--- BEGIN Supplied data ---
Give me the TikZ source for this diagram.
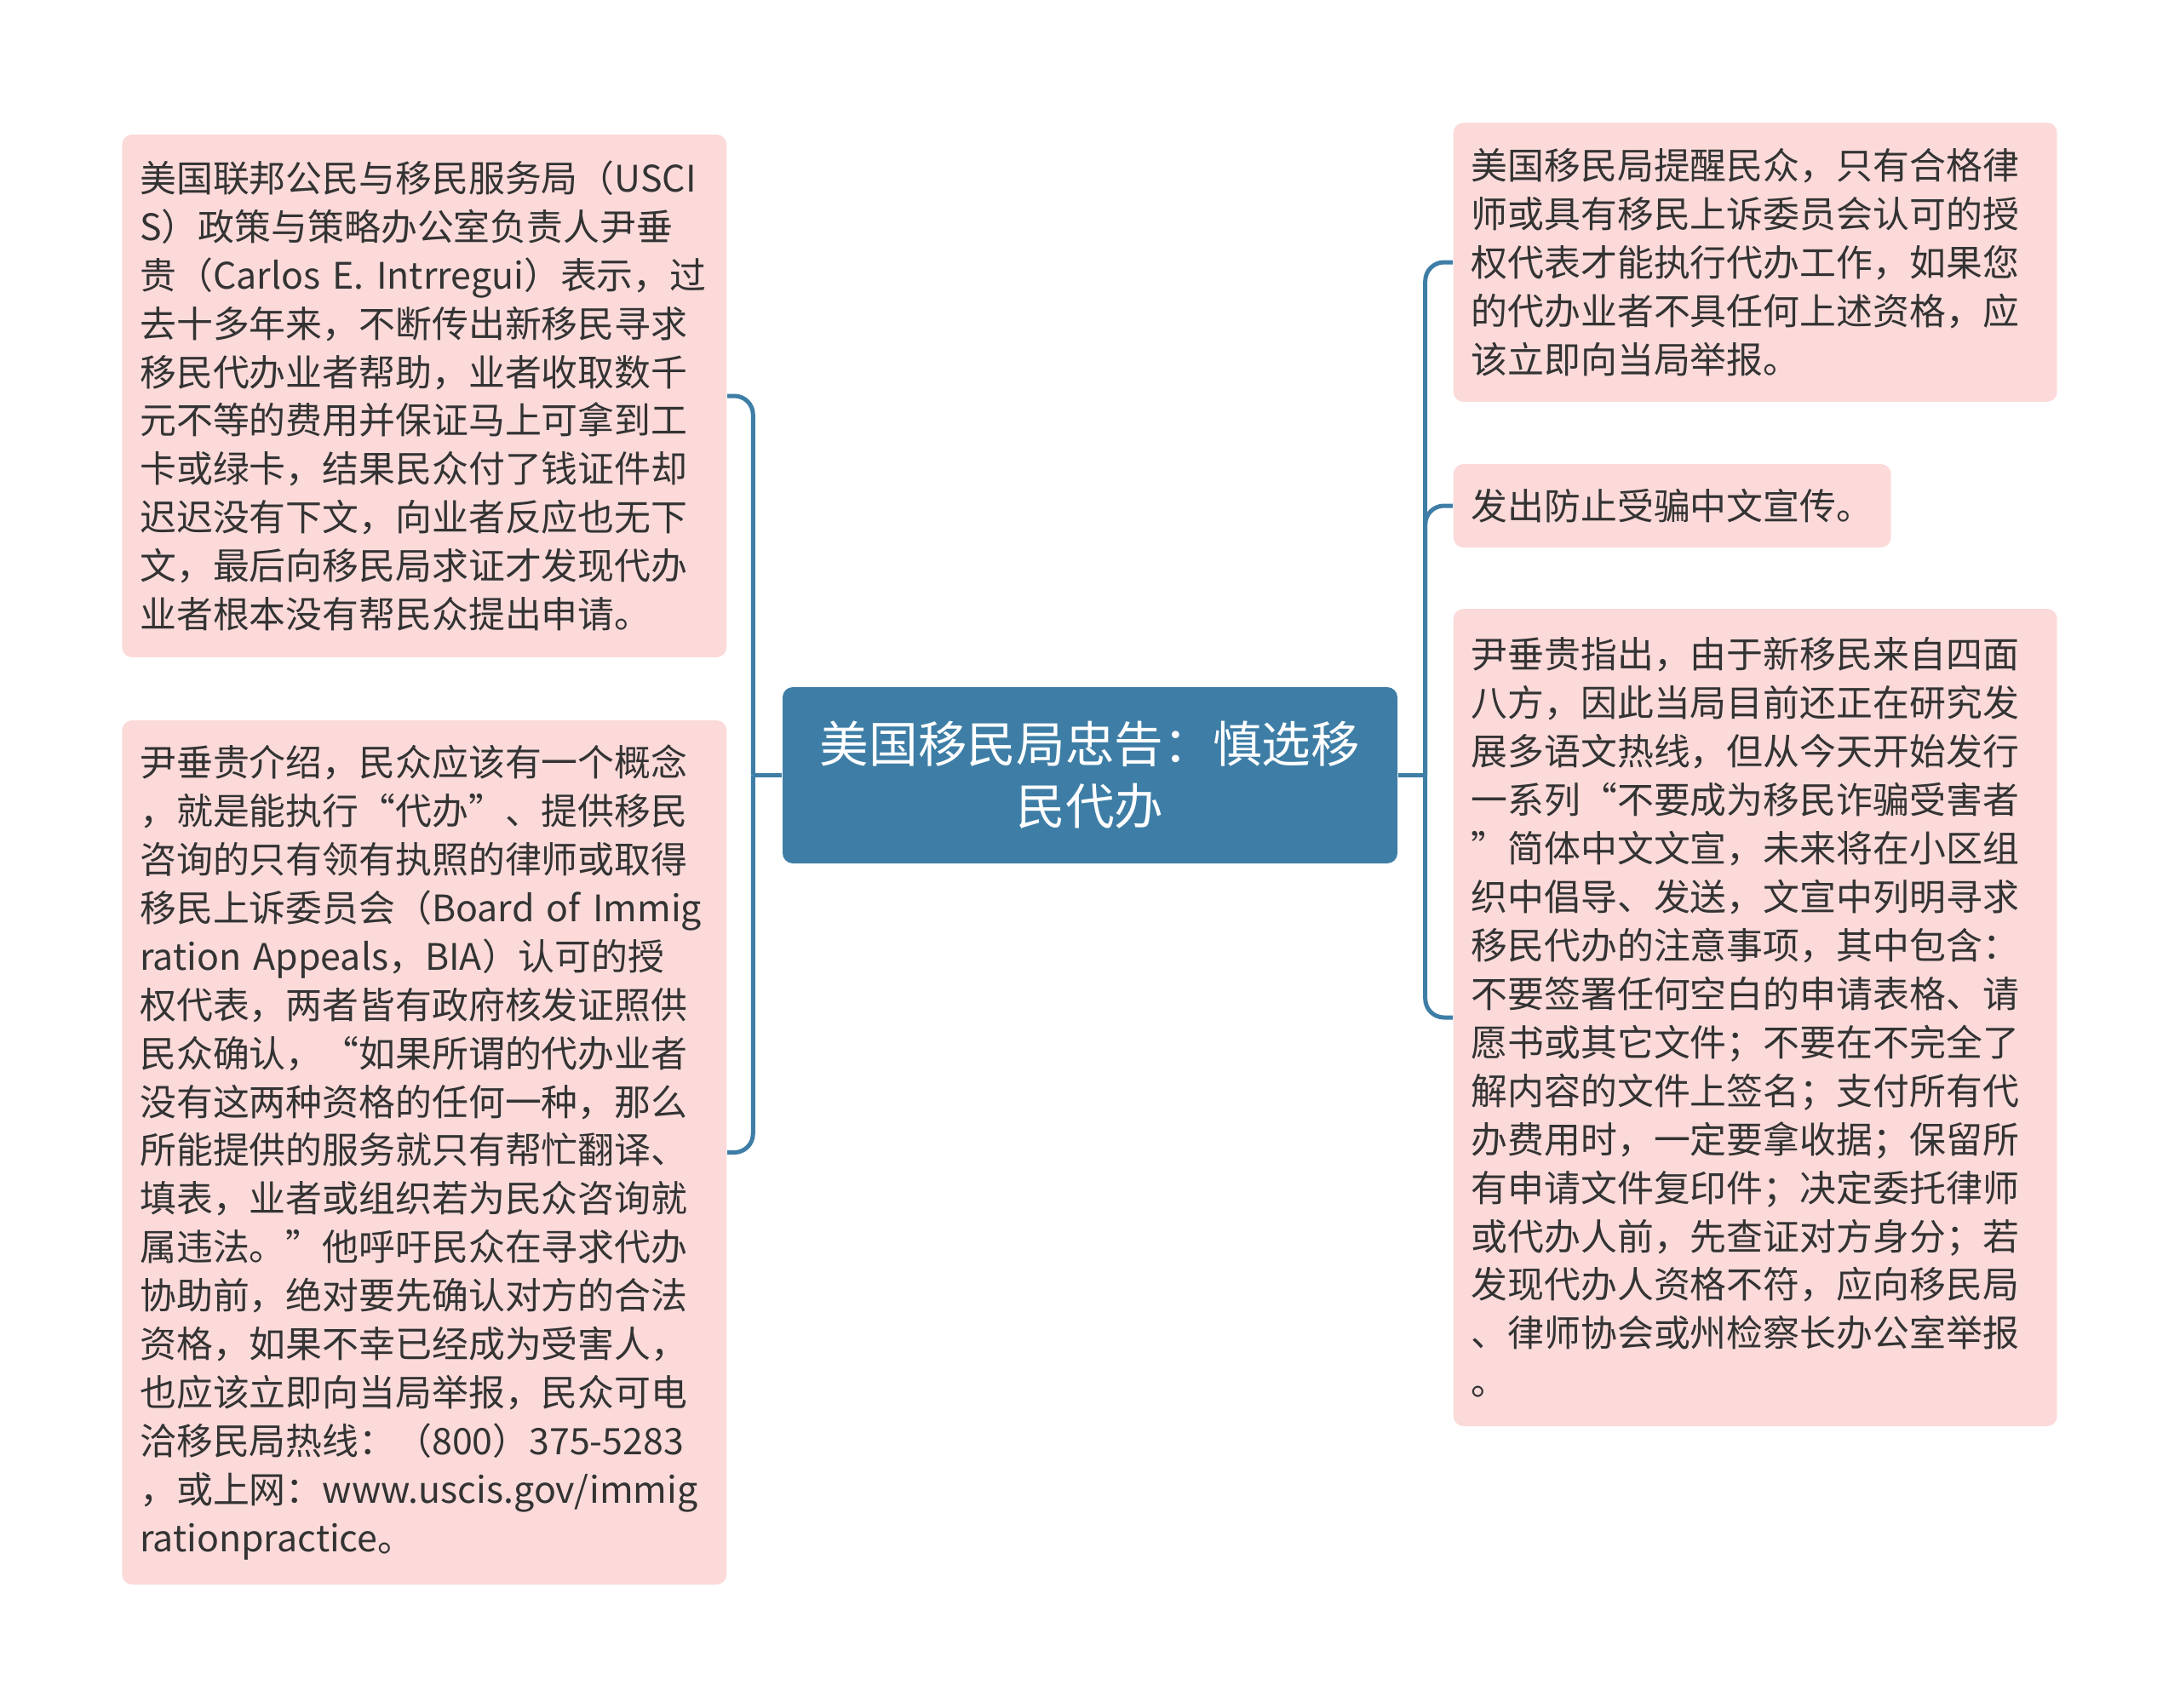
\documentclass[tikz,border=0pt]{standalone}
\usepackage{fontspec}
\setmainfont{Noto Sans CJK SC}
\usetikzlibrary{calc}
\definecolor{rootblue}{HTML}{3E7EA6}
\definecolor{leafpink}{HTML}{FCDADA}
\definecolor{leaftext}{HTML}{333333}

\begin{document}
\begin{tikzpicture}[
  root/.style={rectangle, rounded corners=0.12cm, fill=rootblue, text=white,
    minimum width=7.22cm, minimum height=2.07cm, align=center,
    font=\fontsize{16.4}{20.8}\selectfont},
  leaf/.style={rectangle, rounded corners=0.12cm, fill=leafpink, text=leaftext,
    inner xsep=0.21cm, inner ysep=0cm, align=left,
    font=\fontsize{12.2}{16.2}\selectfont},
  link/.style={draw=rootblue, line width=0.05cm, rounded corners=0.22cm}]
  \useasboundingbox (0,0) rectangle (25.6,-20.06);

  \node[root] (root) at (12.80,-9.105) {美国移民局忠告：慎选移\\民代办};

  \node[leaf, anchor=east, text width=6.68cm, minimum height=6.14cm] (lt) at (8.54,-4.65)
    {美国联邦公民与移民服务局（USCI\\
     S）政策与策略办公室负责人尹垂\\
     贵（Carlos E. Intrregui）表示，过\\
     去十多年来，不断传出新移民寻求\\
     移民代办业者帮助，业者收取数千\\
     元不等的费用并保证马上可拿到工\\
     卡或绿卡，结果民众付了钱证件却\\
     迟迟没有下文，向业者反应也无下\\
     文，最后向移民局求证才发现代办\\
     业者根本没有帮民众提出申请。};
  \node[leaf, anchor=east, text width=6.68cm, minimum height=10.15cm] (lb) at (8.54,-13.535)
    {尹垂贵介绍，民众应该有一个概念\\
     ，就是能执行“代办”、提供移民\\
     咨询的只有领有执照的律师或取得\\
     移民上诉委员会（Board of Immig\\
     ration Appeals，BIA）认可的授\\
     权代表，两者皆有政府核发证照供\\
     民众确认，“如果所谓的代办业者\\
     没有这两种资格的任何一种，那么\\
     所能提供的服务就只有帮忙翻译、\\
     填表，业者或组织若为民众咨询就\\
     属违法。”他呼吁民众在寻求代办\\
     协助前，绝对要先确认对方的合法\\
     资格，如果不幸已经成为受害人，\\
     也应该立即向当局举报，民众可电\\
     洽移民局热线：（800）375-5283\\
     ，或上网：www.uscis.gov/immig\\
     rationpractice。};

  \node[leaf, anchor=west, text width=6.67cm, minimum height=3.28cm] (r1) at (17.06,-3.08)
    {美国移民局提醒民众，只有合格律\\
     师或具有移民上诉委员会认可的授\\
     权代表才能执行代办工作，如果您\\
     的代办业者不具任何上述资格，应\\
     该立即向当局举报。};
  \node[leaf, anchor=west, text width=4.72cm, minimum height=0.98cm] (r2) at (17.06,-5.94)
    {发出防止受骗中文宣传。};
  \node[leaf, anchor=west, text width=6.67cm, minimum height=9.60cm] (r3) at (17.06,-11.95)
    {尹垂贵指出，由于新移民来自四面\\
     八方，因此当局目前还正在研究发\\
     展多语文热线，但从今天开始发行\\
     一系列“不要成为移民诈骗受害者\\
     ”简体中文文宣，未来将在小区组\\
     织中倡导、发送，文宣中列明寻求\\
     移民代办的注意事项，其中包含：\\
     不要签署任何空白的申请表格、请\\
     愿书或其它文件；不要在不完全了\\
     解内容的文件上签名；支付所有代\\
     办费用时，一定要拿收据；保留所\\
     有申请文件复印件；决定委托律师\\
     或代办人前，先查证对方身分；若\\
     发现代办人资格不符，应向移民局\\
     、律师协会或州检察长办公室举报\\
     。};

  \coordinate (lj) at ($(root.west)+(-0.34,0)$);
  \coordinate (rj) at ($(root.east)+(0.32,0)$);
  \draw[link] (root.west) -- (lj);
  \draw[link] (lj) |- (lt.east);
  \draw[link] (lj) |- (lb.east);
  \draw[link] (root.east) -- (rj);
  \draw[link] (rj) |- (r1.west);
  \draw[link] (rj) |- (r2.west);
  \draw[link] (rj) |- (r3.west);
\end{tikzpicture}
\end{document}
--- END Supplied data ---
--- BEGIN Supplied data ---
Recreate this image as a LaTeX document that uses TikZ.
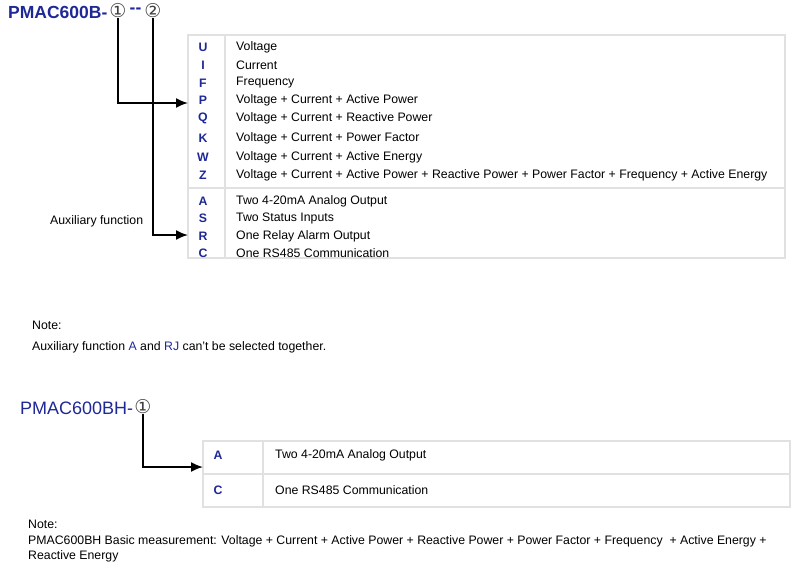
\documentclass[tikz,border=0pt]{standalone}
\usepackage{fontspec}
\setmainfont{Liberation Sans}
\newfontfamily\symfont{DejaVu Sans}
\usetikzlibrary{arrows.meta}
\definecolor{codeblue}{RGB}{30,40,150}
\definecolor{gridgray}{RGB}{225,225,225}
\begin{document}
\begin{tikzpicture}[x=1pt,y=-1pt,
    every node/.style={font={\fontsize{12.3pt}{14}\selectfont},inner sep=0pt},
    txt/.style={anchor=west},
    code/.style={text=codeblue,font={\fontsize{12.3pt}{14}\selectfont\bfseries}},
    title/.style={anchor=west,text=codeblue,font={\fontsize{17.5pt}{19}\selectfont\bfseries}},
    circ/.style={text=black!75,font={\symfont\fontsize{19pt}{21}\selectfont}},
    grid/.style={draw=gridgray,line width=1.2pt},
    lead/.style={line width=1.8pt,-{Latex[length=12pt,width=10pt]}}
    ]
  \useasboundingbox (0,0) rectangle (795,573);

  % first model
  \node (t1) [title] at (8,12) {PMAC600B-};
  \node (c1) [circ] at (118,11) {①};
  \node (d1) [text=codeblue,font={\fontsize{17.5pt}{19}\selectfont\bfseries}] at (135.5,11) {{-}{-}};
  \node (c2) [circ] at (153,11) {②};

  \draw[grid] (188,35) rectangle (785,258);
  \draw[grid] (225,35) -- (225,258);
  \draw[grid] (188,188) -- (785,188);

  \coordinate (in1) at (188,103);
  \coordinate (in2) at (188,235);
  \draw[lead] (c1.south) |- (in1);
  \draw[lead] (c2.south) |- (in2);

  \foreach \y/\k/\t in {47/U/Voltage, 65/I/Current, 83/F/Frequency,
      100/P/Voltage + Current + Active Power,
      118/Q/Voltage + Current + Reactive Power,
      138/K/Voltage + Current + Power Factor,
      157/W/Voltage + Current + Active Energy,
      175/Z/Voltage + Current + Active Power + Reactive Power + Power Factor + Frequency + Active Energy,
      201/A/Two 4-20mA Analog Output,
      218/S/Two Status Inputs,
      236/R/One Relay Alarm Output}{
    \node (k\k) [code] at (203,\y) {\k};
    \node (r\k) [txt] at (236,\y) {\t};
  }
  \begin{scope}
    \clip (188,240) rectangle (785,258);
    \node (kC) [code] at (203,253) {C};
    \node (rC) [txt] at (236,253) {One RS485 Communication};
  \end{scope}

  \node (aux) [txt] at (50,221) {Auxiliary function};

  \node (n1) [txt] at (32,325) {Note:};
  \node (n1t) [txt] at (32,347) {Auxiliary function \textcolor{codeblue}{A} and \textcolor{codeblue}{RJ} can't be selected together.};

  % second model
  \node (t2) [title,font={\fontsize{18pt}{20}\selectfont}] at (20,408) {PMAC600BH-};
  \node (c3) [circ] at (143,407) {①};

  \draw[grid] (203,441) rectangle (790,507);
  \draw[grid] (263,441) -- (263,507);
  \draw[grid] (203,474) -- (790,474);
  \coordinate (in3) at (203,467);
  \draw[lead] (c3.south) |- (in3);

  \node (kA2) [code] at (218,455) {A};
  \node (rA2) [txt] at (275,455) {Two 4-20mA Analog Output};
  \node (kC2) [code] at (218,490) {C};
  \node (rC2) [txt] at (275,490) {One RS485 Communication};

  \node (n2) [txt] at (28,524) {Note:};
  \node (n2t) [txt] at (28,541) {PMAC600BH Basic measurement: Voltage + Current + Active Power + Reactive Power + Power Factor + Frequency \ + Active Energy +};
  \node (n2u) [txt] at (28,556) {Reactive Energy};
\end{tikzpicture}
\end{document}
--- END Supplied data ---
--- BEGIN Supplied data ---
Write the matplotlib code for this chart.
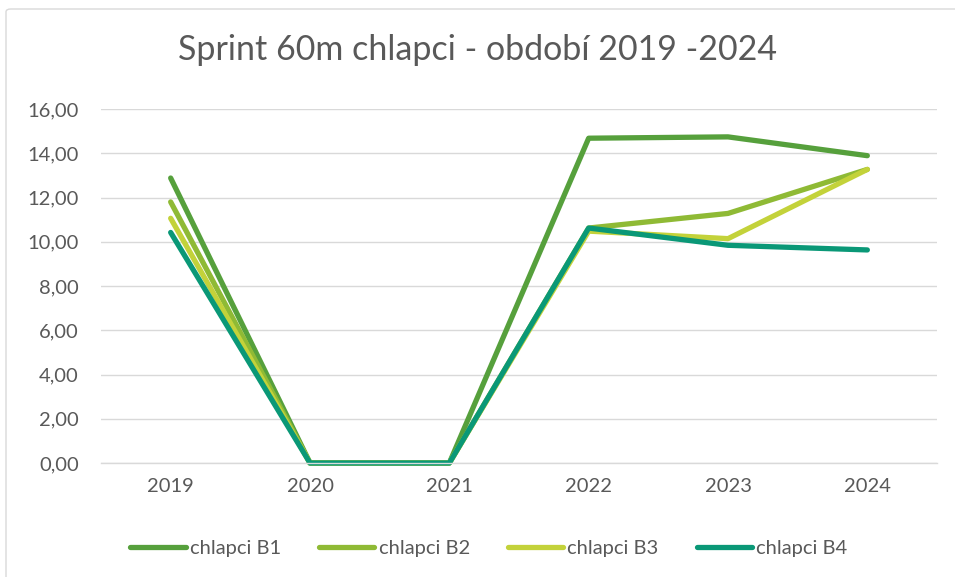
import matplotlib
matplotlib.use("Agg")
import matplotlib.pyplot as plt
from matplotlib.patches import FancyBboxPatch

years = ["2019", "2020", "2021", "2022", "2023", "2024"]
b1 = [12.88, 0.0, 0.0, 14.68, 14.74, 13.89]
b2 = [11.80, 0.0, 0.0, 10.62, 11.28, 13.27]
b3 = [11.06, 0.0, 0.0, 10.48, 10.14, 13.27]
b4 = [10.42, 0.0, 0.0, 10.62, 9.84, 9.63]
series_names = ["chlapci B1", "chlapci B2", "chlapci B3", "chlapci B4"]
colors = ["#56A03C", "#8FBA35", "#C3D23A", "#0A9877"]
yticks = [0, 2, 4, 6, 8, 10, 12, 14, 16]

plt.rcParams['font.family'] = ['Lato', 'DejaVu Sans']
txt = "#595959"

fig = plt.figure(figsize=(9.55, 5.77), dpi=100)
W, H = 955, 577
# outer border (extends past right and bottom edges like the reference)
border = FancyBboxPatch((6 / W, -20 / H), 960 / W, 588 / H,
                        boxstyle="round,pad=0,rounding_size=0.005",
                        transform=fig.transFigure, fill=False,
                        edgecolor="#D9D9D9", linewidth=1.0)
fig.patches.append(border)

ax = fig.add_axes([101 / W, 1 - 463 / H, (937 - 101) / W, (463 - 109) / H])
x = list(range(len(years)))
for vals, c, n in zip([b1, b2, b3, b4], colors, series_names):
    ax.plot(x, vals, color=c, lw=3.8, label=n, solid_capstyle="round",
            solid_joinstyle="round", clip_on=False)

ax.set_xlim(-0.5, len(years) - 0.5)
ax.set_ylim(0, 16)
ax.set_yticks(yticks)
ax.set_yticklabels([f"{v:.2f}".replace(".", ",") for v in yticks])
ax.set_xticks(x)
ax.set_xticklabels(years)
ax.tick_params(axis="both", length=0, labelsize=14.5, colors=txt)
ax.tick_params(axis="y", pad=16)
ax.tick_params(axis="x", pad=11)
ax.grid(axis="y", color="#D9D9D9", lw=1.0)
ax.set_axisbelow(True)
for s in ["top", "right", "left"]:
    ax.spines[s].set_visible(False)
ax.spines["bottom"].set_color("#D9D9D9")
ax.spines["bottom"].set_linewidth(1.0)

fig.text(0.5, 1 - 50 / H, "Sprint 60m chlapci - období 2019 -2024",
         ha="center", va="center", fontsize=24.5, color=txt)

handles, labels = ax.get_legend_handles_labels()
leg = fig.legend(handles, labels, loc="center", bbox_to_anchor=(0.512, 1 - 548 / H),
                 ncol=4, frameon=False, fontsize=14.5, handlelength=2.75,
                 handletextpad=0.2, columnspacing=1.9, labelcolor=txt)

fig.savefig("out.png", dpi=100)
--- END Supplied data ---
=== Objective ===
In the listing above, find the line containing "Write the matplotlib code for this chart." and the line containing "from matplotlib.patches import FancyBboxPatch". Reproduce those lines and all between them exactly, with no pictures and nothing more.

=== Completed task ===
Write the matplotlib code for this chart.
import matplotlib
matplotlib.use("Agg")
import matplotlib.pyplot as plt
from matplotlib.patches import FancyBboxPatch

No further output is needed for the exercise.